BEGIN Data lines

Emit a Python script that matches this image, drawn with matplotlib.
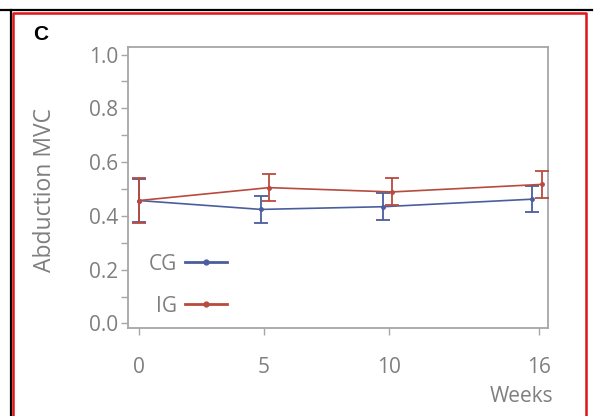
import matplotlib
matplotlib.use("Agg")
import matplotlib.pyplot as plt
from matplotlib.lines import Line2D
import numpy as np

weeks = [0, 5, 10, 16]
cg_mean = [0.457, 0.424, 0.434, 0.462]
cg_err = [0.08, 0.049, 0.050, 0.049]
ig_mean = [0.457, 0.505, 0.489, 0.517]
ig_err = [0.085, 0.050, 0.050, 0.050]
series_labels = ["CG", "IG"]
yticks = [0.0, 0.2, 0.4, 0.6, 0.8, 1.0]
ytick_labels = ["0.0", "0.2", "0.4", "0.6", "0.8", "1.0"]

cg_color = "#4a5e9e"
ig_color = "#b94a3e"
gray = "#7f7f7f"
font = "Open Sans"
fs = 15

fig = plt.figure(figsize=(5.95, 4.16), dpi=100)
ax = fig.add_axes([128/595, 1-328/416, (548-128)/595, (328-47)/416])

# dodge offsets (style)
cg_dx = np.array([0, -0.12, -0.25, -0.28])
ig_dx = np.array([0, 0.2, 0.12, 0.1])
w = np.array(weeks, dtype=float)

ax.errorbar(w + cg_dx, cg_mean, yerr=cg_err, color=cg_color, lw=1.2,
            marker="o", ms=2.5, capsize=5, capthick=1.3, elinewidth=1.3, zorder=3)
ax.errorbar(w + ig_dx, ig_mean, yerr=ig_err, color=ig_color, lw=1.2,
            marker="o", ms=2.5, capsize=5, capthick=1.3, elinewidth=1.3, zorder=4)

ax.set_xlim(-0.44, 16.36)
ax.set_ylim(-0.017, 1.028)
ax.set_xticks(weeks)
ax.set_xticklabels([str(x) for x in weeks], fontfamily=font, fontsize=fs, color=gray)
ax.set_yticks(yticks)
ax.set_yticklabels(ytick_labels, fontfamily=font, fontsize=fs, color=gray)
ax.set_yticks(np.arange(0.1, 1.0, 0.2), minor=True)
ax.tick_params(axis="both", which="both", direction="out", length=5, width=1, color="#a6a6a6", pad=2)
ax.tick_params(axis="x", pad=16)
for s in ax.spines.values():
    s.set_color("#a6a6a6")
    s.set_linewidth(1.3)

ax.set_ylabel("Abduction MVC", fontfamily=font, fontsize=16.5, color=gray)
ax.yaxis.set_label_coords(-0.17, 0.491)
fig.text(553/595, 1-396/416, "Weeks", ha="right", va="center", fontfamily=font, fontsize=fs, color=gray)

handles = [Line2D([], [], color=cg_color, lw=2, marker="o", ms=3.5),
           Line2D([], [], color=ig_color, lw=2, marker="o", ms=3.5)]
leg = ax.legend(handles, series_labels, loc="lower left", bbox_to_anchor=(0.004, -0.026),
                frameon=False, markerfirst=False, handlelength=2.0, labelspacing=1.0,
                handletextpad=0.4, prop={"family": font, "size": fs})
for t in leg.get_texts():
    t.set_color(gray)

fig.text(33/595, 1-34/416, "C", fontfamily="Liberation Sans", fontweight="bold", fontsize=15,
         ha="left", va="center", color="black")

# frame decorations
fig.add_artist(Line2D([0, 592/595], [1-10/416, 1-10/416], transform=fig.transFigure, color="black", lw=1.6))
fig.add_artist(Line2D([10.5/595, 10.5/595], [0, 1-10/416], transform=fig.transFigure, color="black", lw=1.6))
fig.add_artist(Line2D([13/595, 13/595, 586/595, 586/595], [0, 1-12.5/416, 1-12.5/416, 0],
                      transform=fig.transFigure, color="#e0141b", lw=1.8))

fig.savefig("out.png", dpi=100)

END Data lines

The task: Leave out any pictures, please, and quote only the lines from the top of the data through the line that contains "import numpy as np".

Output of the task:
Emit a Python script that matches this image, drawn with matplotlib.
import matplotlib
matplotlib.use("Agg")
import matplotlib.pyplot as plt
from matplotlib.lines import Line2D
import numpy as np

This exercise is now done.